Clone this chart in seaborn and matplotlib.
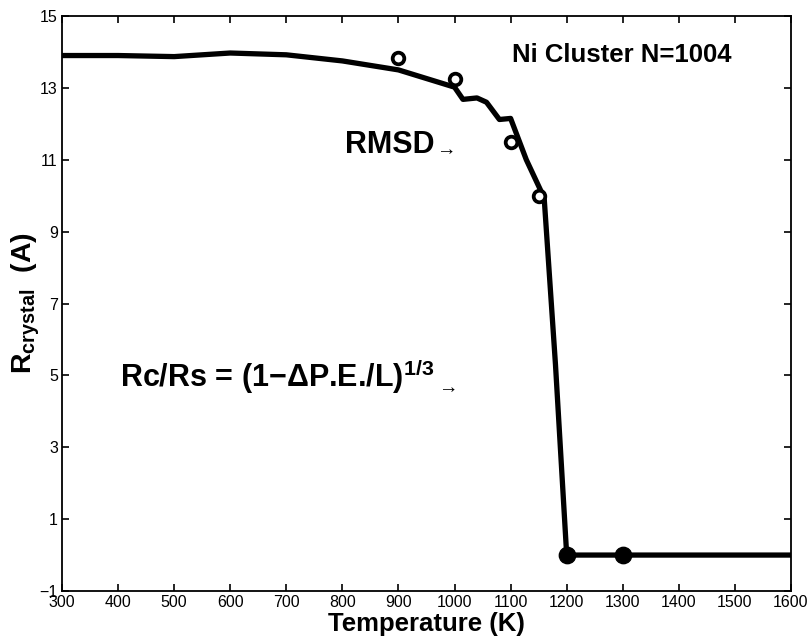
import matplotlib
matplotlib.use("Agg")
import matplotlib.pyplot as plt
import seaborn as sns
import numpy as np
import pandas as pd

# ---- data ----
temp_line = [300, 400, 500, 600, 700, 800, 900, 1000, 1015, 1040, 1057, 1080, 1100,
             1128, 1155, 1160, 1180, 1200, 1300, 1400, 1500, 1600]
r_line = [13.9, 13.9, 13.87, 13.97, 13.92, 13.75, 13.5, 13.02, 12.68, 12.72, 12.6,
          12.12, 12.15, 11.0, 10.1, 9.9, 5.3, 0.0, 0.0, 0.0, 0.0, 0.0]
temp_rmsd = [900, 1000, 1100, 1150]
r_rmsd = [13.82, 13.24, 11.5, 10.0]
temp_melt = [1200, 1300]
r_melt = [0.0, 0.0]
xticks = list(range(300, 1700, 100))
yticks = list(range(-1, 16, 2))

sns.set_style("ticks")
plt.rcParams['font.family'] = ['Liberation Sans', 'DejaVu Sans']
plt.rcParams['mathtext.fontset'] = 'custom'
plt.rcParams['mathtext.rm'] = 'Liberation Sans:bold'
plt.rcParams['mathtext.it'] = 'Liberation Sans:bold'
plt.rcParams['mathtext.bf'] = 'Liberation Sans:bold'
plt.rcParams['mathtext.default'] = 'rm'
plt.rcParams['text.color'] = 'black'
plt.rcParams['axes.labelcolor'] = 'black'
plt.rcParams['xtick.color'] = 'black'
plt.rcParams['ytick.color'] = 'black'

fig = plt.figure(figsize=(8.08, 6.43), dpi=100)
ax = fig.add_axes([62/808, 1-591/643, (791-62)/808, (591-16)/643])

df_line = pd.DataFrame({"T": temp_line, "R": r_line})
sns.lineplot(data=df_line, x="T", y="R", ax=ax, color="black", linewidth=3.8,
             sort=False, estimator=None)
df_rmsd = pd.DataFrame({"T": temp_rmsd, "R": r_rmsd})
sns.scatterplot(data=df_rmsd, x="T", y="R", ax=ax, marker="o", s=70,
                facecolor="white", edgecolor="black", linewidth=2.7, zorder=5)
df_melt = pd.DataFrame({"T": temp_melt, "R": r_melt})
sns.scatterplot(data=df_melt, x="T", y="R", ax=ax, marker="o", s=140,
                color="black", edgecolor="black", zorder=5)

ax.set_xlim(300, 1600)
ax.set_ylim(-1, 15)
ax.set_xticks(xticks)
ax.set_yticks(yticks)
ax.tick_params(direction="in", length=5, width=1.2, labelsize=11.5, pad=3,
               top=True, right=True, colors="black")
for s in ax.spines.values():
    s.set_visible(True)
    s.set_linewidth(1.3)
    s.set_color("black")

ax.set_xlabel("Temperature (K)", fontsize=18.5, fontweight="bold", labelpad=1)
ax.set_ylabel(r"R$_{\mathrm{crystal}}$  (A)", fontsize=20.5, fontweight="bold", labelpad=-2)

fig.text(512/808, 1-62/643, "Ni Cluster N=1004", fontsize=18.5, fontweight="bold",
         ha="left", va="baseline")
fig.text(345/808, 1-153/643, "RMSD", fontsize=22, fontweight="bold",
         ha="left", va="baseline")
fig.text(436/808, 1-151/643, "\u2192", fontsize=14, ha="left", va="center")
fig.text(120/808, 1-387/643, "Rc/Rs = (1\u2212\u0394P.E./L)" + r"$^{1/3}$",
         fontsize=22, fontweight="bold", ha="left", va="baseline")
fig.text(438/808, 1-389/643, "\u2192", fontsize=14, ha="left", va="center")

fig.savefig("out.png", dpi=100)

----------------------------------------

What the exercise asks »
Each line of the material that holds the string "seaborn" counts once; give the total alone.

Final answer »
2